Para Romero, a reforma da Previdência encaminhada pelo governo federal ao Congresso é “extremamente excludente” porque atinge, em especial, a parcela mais pobre da população e os que mais precisam da seguridade, como deficientes e idosos carentes. Caso ela passe sem alterações, ele diz que “teremos uma medida violenta no corte de direitos”.

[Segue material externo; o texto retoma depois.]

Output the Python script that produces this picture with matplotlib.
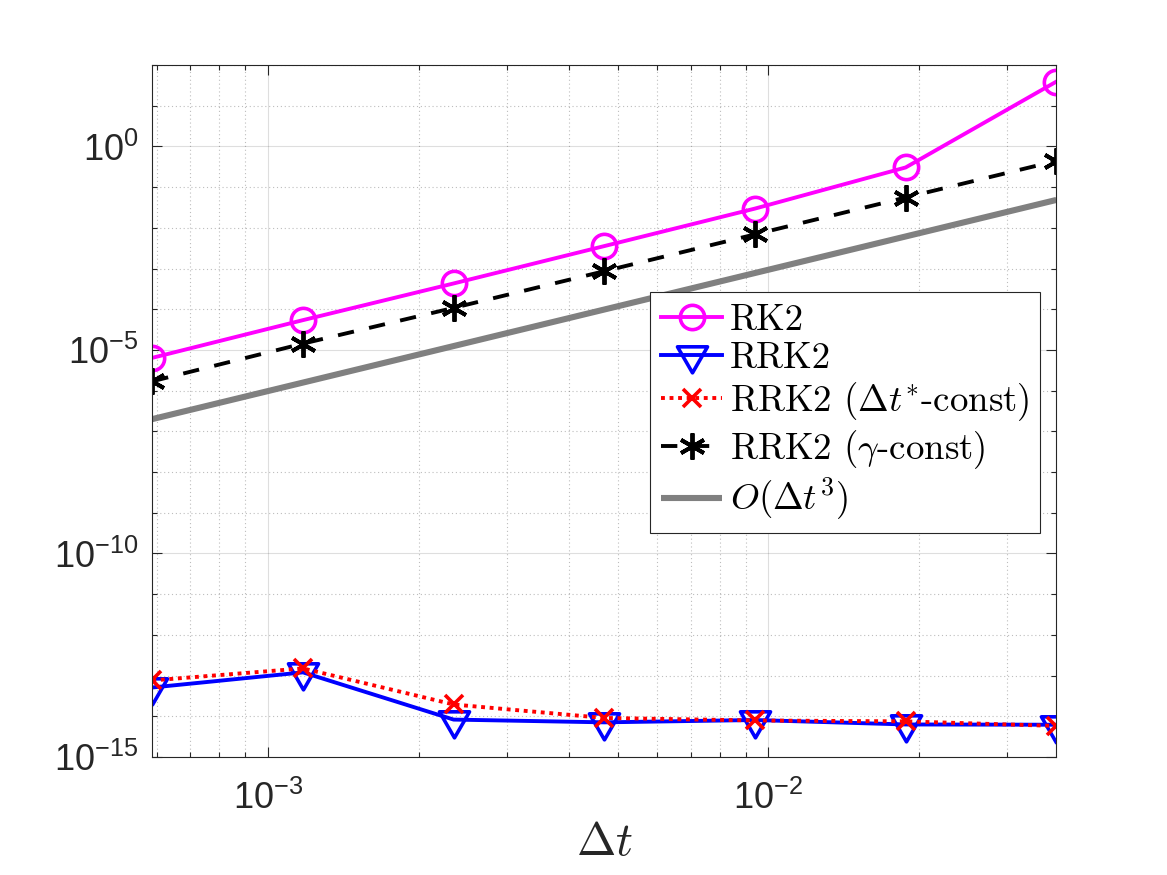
import numpy as np
import matplotlib
matplotlib.use('Agg')
import matplotlib.pyplot as plt
from matplotlib.path import Path
from matplotlib.markers import MarkerStyle
from matplotlib.ticker import FixedLocator, FuncFormatter, NullFormatter, LogLocator

# ---------------- data ----------------
dt = [5.875e-4, 1.175e-3, 2.35e-3, 4.7e-3, 9.4e-3, 1.88e-2, 3.76e-2]
err_rk2 = [6.4e-6, 5.4e-5, 4.3e-4, 3.56e-3, 2.97e-2, 3.04e-1, 3.9e1]
err_rrk2 = [5.1e-14, 1.2e-13, 8.3e-15, 7.1e-15, 8.1e-15, 6.3e-15, 6.2e-15]
err_rrk2_dtconst = [7.6e-14, 1.5e-13, 1.95e-14, 9.1e-15, 7.9e-15, 7.5e-15, 5.8e-15]
err_rrk2_gconst = [1.7e-6, 1.43e-5, 1.08e-4, 8.6e-4, 6.9e-3, 5.55e-2, 4.4e-1]
ref_dt = [5.875e-4, 3.76e-2]
ref_err = [2.0e-7, 4.84e-2]

labels = ['RK2', 'RRK2', r'RRK2 ($\Delta t^{*}$-const)',
          r'RRK2 ($\gamma$-const)', r'$O(\Delta t^3)$']
ytick_vals = [1e-15, 1e-10, 1e-5, 1e0]
xtick_vals = [1e-3, 1e-2]

# ---------------- style ----------------
plt.rcParams['font.family'] = ['Liberation Sans', 'DejaVu Sans']
plt.rcParams['mathtext.fontset'] = 'cm'
AX = '#262626'

W, H = 1167, 875
fig = plt.figure(figsize=(W / 100, H / 100), dpi=100)
fig.patch.set_facecolor('white')
ax = fig.add_axes([152.3 / W, 1 - 757 / H, (1056.3 - 152.3) / W, (757 - 65) / H])

# MATLAB-like triangle-down marker centred on its centroid
h = np.sqrt(3)
tri = Path([(-1, h / 3), (1, h / 3), (0, -2 * h / 3), (-1, h / 3)],
           [Path.MOVETO, Path.LINETO, Path.LINETO, Path.CLOSEPOLY])
tri_marker = MarkerStyle(tri, joinstyle='miter')

lw = 2.8
mew = 2.6
l1, = ax.plot(dt, err_rk2, '-', color=(1, 0, 1), lw=lw, marker='o', ms=17.5,
              mfc='none', mec=(1, 0, 1), mew=mew)
l2, = ax.plot(dt, err_rrk2, '-', color=(0, 0, 1), lw=lw, marker=tri_marker,
              ms=25, mfc='none', mec=(0, 0, 1), mew=mew)
l3, = ax.plot(dt, err_rrk2_dtconst, color=(1, 0, 0), lw=lw,
              linestyle=(0, (1.0, 1.2)), marker='x', ms=13, mec=(1, 0, 0), mew=mew)
l4, = ax.plot(dt, err_rrk2_gconst, color='k', lw=lw, linestyle=(0, (4.2, 4.0)),
              marker=(6, 2, 0), ms=19, mec='k', mew=2.8)
l5, = ax.plot(ref_dt, ref_err, '-', color=(0.5, 0.5, 0.5), lw=4.4,
              solid_capstyle='butt')

ax.set_xscale('log')
ax.set_yscale('log')
ax.set_xlim(ref_dt[0], ref_dt[1])
ax.set_ylim(1e-15, 1e2)

ax.xaxis.set_major_locator(FixedLocator(xtick_vals))
ax.xaxis.set_minor_locator(LogLocator(base=10, subs=np.arange(2, 10)))
ax.xaxis.set_minor_formatter(NullFormatter())
ax.yaxis.set_major_locator(FixedLocator(ytick_vals))
ax.yaxis.set_minor_locator(FixedLocator([10.0 ** k for k in range(-15, 3)]))
ax.yaxis.set_minor_formatter(NullFormatter())

fmt = FuncFormatter(lambda v, p: r'$\mathregular{10^{%d}}$' % int(round(np.log10(v))))
ax.xaxis.set_major_formatter(fmt)
ax.yaxis.set_major_formatter(fmt)

ax.tick_params(which='both', direction='in', top=True, right=True,
               colors=AX, width=0.8, labelsize=26)
ax.tick_params(which='major', length=7)
ax.tick_params(which='minor', length=3.5)
ax.tick_params(axis='y', which='major', pad=10)
ax.tick_params(axis='x', which='major', pad=17)

for s in ax.spines.values():
    s.set_color(AX)
    s.set_linewidth(0.8)

ax.grid(True, which='major', color=AX, alpha=0.15, lw=0.8, ls='-')
ax.grid(True, which='minor', color=AX, alpha=0.3, lw=0.8, ls=(0, (1, 2.5)))
ax.set_axisbelow(True)

ax.set_xlabel(r'$\Delta t$', fontsize=34, color=AX, labelpad=3)

leg = ax.legend([l1, l2, l3, l4, l5], labels, loc='upper right',
                bbox_to_anchor=(1040 / W, 1 - 292.3 / H),
                bbox_transform=fig.transFigure, borderaxespad=0,
                prop={'family': 'cmr10', 'size': 26.5}, handlelength=1.66,
                handletextpad=0.2, labelspacing=0.14, borderpad=0.3,
                fancybox=False, framealpha=1, edgecolor=AX, numpoints=1)
leg.get_frame().set_linewidth(0.8)

fig.savefig('out.png', dpi=100, facecolor='white')
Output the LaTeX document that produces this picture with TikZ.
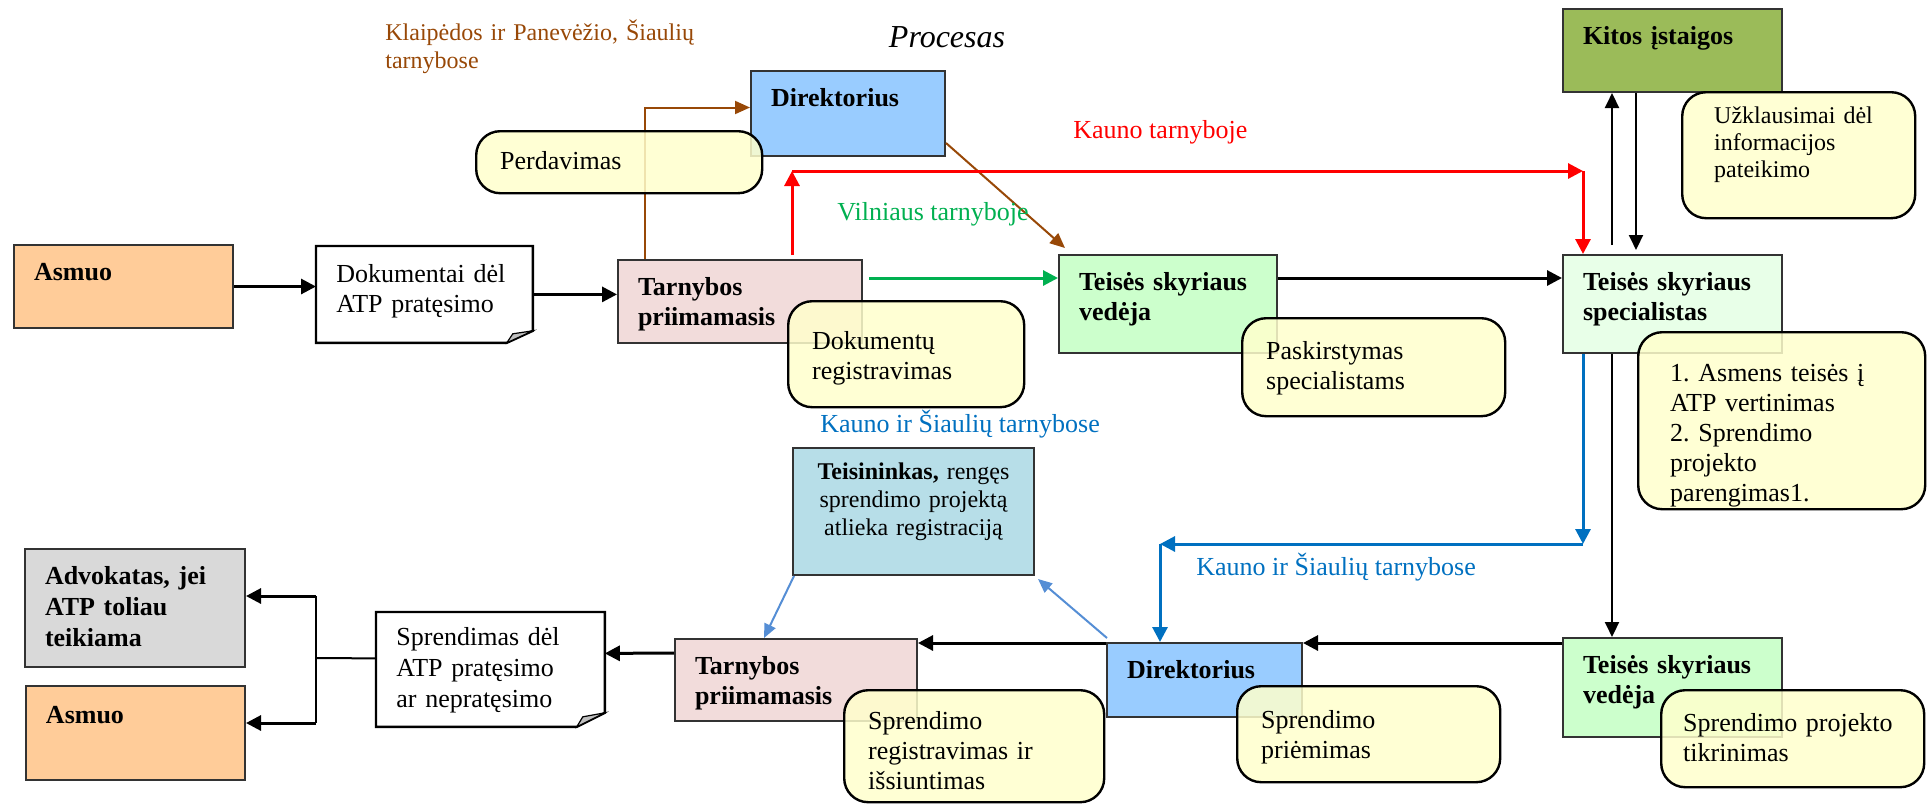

“Os jovens não vão querer saber de Previdência, porque se entra no mercado de trabalho agora e vê que vai ter que trabalhar e contribuir 50 anos. Por que ele vai entrar nessa Previdência que o próprio governo diz que está quebrada?”, questiona. “Ao mesmo tempo, vai haver um consequente achatamento de todos os benefícios e cada movimento nessa direção permite que o sistema financeiro abocanhe uma fatia maior da Previdência. Por outro lado, vai prejudicar o trabalhador do campo, professores, policiais. Os que ganham menos, com certeza, serão os mais atingidos, porque vão ter que trabalhar quase meio século para ter um valor de aposentadoria perto do que ganham no fim de carreira. A mulher do campo, que começa a trabalhar aos 8 ou 9 anos numa lavoura, terá que trabalhar até os 65 anos para fazer jus a uma aposentadoria de um salário mínimo. Ao mesmo tempo, pensionistas aposentados, a viúva que trabalhou e contribuiu a vida inteira, vão ter que escolher entre um benefício e outro”, afirma.

Alternativas à reforma

Segundo Romero, a Anfip e as centrais sindicais já apresentaram uma série de alternativas que ajudariam o governo a recompor o alegado déficit pelo lado das receitas sem a necessidade de uma reforma tão draconiana, como a redução de incentivos e renúncias fiscais, a cobrança da dívida ativa, a alienação de imóveis sem uso de propriedade do INSS, deixando de aplicar a DRU sobre contribuições sociais, entre outras medidas.

“Até podemos concordar em ajustes em razão da evolução demográfica, porém não podemos estabelecer a mesma regra num país continente com tamanhas desigualdades. Temos que fazer todos os ajustes no lado das fontes de financiamento e promover a abertura da ‘caixa preta’ do sistema, com uma Auditoria da Seguridade Social por parte do TCU (Tribunal de Contas da União) e uma CPI da Previdência como já se alinhava no Senado Federal”, conclui.